Federer è finito, anzi no (e nemmeno Nadal)

5 Settembre 2018 di Stefano Olivari

Non volevamo scrivere post su Federer che dopo la sconfitta con Millman sarebbe un tennista finito, ma la fantastica partita, per intensità fisica e perché nessuno dei due ha tremato nei momenti decisivi,  fra Nadal e Thiem ci ha convinto a farlo. Ancora una volta ringraziamo il nostro gatto (e tutti i gatti, comunque) di esistere, visto che il tradizionale vomito delle quattro ci ha fatto sintonizzare in diretta su una partita che avremmo visto registrata e male, come tutte le cose in differita. Ha vinto Nadal al tie break del quinto set, per quei dettagli che fanno girare le partite a vantaggio dei fuoriclasse e perché in qualche occasione è stato più intelligente nel prendersi i punti a rete (non è solo la tattica, perché lì la mano è migliore di quella dell’austriaco). E così la prima semifinale degli US Open 2018 sarà fra Nadal (classe 1986, primo Slam vinto nel 2005) contro Del Potro (1988, qui vincitore nel 2009), mentre la seconda probabilmente fra Djokovic (1987, primo Slam nel 2008) e Cilic (1988, vincitore nel 2014). Se poi qualcuno volesse scommettere su sorprese o super sorprese, Nishikori e Millman sono del 1989. Ma dicevamo di Federer…

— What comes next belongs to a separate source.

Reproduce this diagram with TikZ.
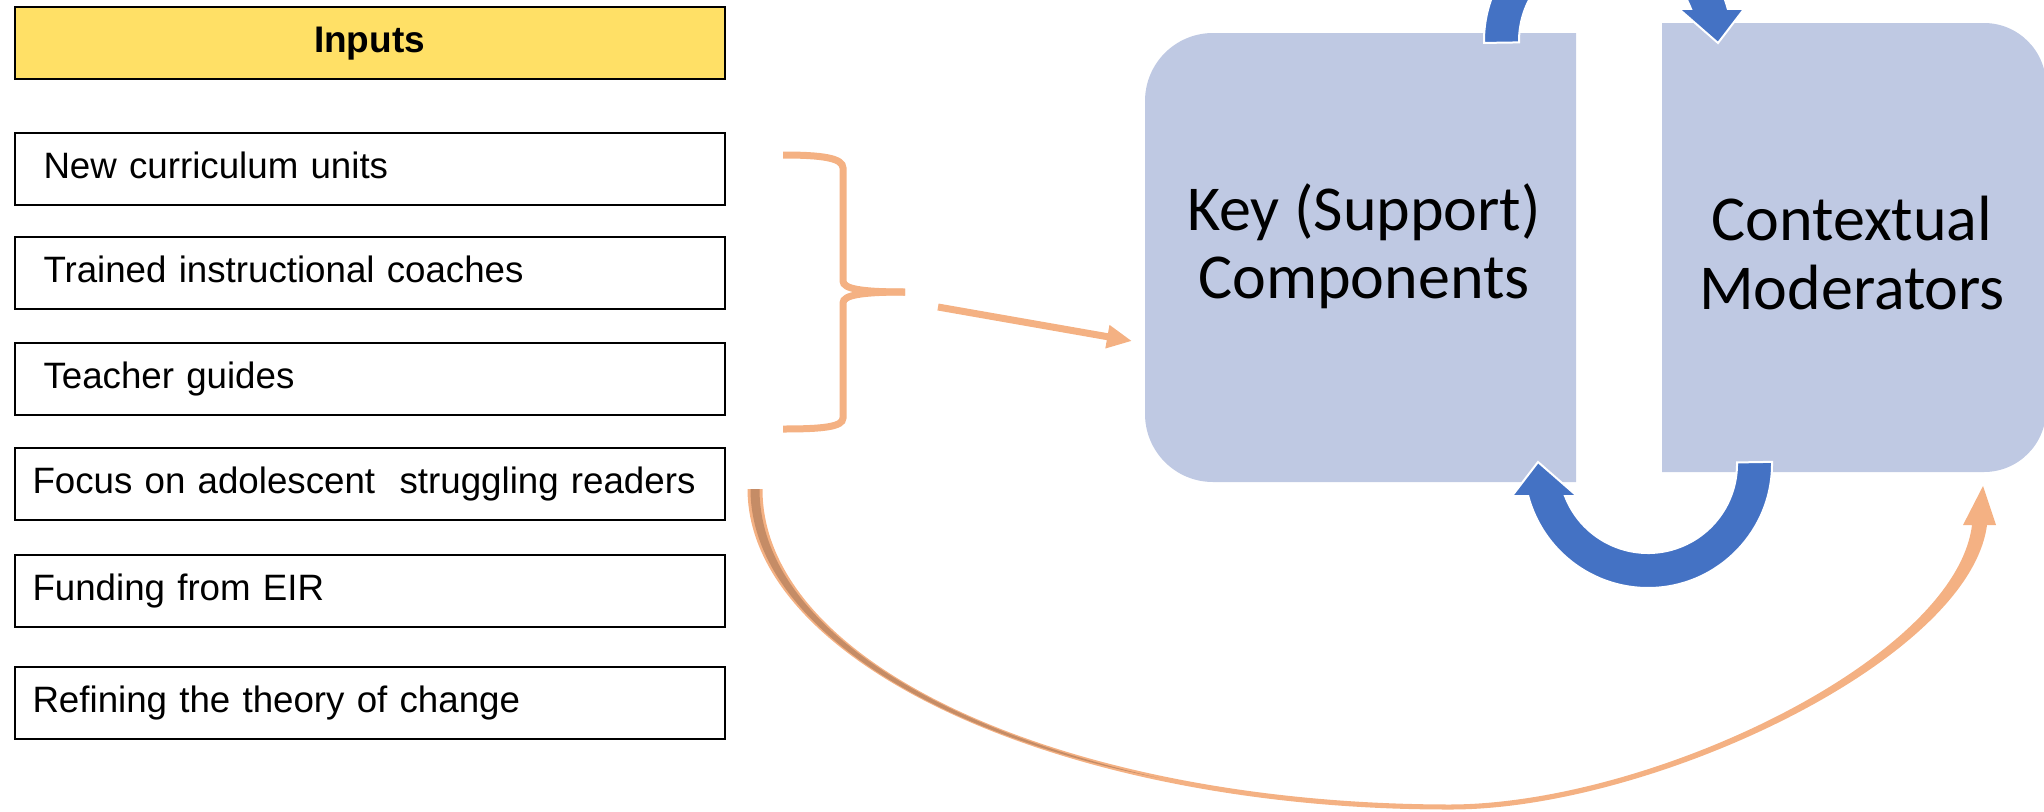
\documentclass[tikz,border=0pt]{standalone}
\usepackage{fontspec}
\setmainfont{Liberation Sans}
\newfontfamily\calibrilike{Carlito}
\usetikzlibrary{calc,arrows.meta}
\definecolor{inputyellow}{HTML}{FFE066}
\definecolor{boxblue}{HTML}{BFC9E3}
\definecolor{cycleblue}{HTML}{4472C4}
\definecolor{accentorange}{HTML}{F4B183}
\definecolor{backbrown}{HTML}{C58C66}
\begin{document}
\begin{tikzpicture}[x=1pt, y=-1pt,
  inbox/.style={draw=black, line width=2pt, minimum width=710pt, minimum height=72pt,
    inner ysep=0pt, text height=27pt, text depth=8pt, font=\fontsize{36.7}{44}\selectfont},
  indentA/.style={inner xsep=29pt, text width=652pt, align=left},
  indentB/.style={inner xsep=18pt, text width=674pt, align=left},
  panel/.style={minimum width=#1, minimum height=449pt, inner sep=0pt},
  bigtext/.style={font=\calibrilike\fontsize{64}{68}\selectfont, anchor=base, inner sep=0pt},
  cyclearrow/.style={fill=cycleblue, draw=white, line width=2pt, line join=miter},
  orangeline/.style={draw=accentorange, line width=7pt},
]
\useasboundingbox (0,0) rectangle (2044,811);
\clip (0,0) rectangle (2044,811);

% ---- inputs column ----
\node[inbox, fill=inputyellow, font=\bfseries\fontsize{37}{44}\selectfont] (inputs) at (369.5,42.5) {Inputs};
\node[inbox, indentA] (units)    at (369.5,168.5) {New curriculum units};
\node[inbox, indentA] (coaches)  at (369.5,273)   {Trained instructional coaches};
\node[inbox, indentA] (guides)   at (369.5,378.5) {Teacher guides};
\node[inbox, indentB] (focus)    at (369.5,483.5) {Focus on adolescent\ \ struggling readers};
\node[inbox, indentB] (funding)  at (369.5,591)   {Funding from EIR};
\node[inbox, indentB] (refining) at (369.5,703)   {Refining the theory of change};

% ---- the two panels ----
\node[panel=431pt] (key) at (1360.5,257.5) {};
\fill[boxblue] (1576,33) -- (1213,33) .. controls (1175.4,33) and (1145,63.4) .. (1145,101)
  -- (1145,414) .. controls (1145,451.6) and (1175.4,482) .. (1213,482) -- (1576,482) -- cycle;
\node[panel=384pt] (context) at (1854,247.5) {};
\fill[boxblue] (1662,23) -- (1984,23) .. controls (2018.2,23) and (2046,50.8) .. (2046,85)
  -- (2046,410) .. controls (2046,444.2) and (2018.2,472) .. (1984,472) -- (1662,472) -- cycle;

\node[bigtext] (keyA) at (1364,230) {Key (Support)};
\node[bigtext] (keyB) at (1364,298) {Components};
\node[bigtext] (ctxA) at (1852,240) {Contextual};
\node[bigtext] (ctxB) at (1852,309) {Moderators};

% ---- circular arrows between the panels ----
\coordinate (lowhub) at (1648,464);
\coordinate (highhub) at (1608,41);
\draw[cyclearrow] ($(lowhub)+(-1:124)$) arc[start angle=-1, end angle=165, radius=124]
  -- (1512,496) -- (1538,462) -- (1577,496)
  -- ($(lowhub)+(158.9:89)$) arc[start angle=158.9, end angle=-1, radius=89] -- cycle;
\draw[cyclearrow] ($(highhub)+(179.1:124)$) arc[start angle=179.1, end angle=345, radius=124]
  -- (1744,9) -- (1718,43) -- (1679,9)
  -- ($(highhub)+(338.9:89)$) arc[start angle=338.9, end angle=179.1, radius=89] -- cycle;

% ---- brace grouping the first inputs ----
\draw[orangeline] (783,155) .. controls (822,155) and (843,158) .. (843,168) -- (843,281)
  .. controls (843,289) and (862,292) .. (905,292);
\draw[orangeline] (905,292) .. controls (862,292) and (843,295) .. (843,303) -- (843,418)
  .. controls (843,427) and (822,429) .. (783,429);

\coordinate (braceTip) at (938,307);
\coordinate (keyEntry) at (1132,341);
\draw[orangeline, -{Triangle[length=25pt,width=22pt]}] (braceTip) -- (keyEntry);

% ---- long curved arrow from the inputs to the moderators ----
\fill[accentorange] (747.5,489) .. controls (748,665) and (1066,810) .. (1450,809.5)
  .. controls (1650,810) and (1968.9,660.9) .. (1987,525)
  -- (1996,525) -- (1983,486) -- (1963,525) -- (1972,525)
  .. controls (1955.1,659.1) and (1650,804) .. (1450,804.5)
  .. controls (1066,804) and (762,665) .. (762.5,489) -- cycle;
\fill[backbrown] (750.5,489) .. controls (750.5,617.5) and (920.1,730.8) .. (1159.6,778.1)
  .. controls (921.3,725) and (759.5,617.5) .. (759.5,489) -- cycle;
\end{tikzpicture}
\end{document}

Una facile ricerca sul ventenne Google consentirebbe di trovare migliaia di articoli su Federer finito, scritti fra lo Wimbledon 2012, vinto in finale su un Murray all’inizio della cura Lendl, e l’Australian Open dello scorso anno con l’epica finale contro Nadal che ha segnato anche un ribaltamento emotivo visto che da allora lo svizzero ha sempre (tre volte) battuto lo spagnolo. Va detto che i primi discorsi su Federer finito risalgono a Wimbledon 2008, perso contro Nadal al termine di un’altra finale memorabile, come è logico secondo i vecchi schemi secondo cui un tennista dava il meglio entro i 25 anni: è stato così anche per chi ha vinto anche oltre i 30, come è stato per Agassi e Sampras. Federer (per non dire di Nadal e Djokovic, in ogni caso 5 e 6 anni più giovani) ha fatto saltare questo schema, perché nel 2017 e nel 2018 in alcune partite è stato del tutto degno del miglior Federer, al di là del dettaglio di aver vinto 3 degli 8 tornei dello Slam di queste due stagioni. E solo l’altro giorno proprio a Flushing Meadows ha quasi scherzato contro un Kyrgios deferente: stiamo parlando di uno dei giocatori con in canna uno Slam quando Federer, Nadal e Djokovic si ritireranno. Questo non deve far dimenticare che nel 2018 dopo Melbourne ha sempre perso contro i giocatori al top: Del Potro a Indian Wells, Anderson a Wimbledon, Djokovic a Cincinnati.

Detto questo, il Federer visto contro Millman è sembrato a terra fisicamente: i 37 anni certo non favoriscono il recupero, il tre su cinque nemmeno, e il tennis degli Slam ha un’intensità che non è quella di Stoccarda o di Halle (dove quest’anno ha perso con Coric, facendoci perdere una quantità di soldi per noi imbarazzante). Tutto questo poteva essere tamponato, come è avvenuto in questi ultimi anni, con una grande efficienza al servizio, ma nell’occasione Federer ha battuto da schifo (per i suoi canoni) sia la prima sia la seconda e quindi una caduta, contro il 55 del mondo e non un maestro del villaggio Valtur, ci può stare. Ma cosa volevamo dire? La solita cosa. Tutta questa ansia di invocare il ritiro di chi vince ancora, come Federer, o di chi non vince più come Valentino Rossi, è spiegabile soltanto con l’orrore delle vite di chi questi ritiri invoca. Come se si volesse riportare gli dei sulla terra, lasciando nella nostra mente la loro versione migliore. Ma è meglio giocarsi la vita su un campo da tennis invece che sparlando del collega alla macchinetta del caffè, Roger e Valentino devono averlo intuito. E fanno bene a stare in campo fino a quando non crolleranno.